***** Given records

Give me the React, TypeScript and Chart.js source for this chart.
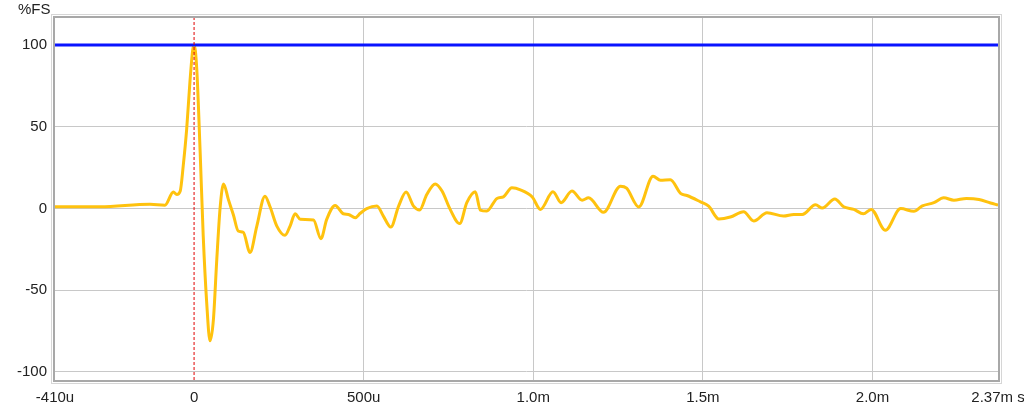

**********
***** Given records

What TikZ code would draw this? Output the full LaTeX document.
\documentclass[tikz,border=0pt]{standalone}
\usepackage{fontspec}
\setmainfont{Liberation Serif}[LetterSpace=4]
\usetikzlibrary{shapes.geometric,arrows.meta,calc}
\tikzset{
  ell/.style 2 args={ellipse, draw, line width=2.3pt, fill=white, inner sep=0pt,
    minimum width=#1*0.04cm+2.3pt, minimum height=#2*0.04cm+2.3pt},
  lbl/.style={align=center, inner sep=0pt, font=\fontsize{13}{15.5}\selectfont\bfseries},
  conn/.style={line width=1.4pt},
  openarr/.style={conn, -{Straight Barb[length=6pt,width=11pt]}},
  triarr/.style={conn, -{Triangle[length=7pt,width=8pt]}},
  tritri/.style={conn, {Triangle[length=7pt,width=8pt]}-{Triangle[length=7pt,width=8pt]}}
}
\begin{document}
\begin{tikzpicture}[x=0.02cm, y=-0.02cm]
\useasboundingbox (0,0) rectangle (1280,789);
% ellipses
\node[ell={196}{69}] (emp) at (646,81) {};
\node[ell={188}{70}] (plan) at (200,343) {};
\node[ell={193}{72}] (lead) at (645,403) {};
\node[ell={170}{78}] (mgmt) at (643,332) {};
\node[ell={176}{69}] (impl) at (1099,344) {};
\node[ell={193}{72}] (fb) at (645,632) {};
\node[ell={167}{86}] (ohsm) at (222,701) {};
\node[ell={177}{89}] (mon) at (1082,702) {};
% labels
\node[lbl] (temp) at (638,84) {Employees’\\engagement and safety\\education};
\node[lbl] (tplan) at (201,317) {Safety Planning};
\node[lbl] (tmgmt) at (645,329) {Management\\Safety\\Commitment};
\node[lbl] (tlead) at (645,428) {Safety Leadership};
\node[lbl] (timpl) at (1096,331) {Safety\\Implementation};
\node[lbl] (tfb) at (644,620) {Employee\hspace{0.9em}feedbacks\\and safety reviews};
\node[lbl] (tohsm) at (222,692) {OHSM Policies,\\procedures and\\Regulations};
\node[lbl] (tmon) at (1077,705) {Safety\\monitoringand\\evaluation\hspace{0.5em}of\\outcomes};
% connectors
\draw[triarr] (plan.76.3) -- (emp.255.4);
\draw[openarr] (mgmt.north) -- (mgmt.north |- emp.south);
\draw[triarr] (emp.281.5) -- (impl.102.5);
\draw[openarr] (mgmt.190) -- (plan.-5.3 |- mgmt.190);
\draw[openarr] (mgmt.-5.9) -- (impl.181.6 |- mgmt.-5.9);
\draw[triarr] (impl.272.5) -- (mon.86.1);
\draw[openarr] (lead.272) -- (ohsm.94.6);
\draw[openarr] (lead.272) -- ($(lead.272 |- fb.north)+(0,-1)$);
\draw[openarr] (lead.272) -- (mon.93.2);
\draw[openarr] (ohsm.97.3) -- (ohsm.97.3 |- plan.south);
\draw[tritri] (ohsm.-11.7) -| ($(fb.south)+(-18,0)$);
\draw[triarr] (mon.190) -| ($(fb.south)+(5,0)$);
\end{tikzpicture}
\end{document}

**********

Exercise requirements
Scan the data for the word "this" and copy every line where it shows up.

Exercise response
Give me the React, TypeScript and Chart.js source for this chart.
What TikZ code would draw this? Output the full LaTeX document.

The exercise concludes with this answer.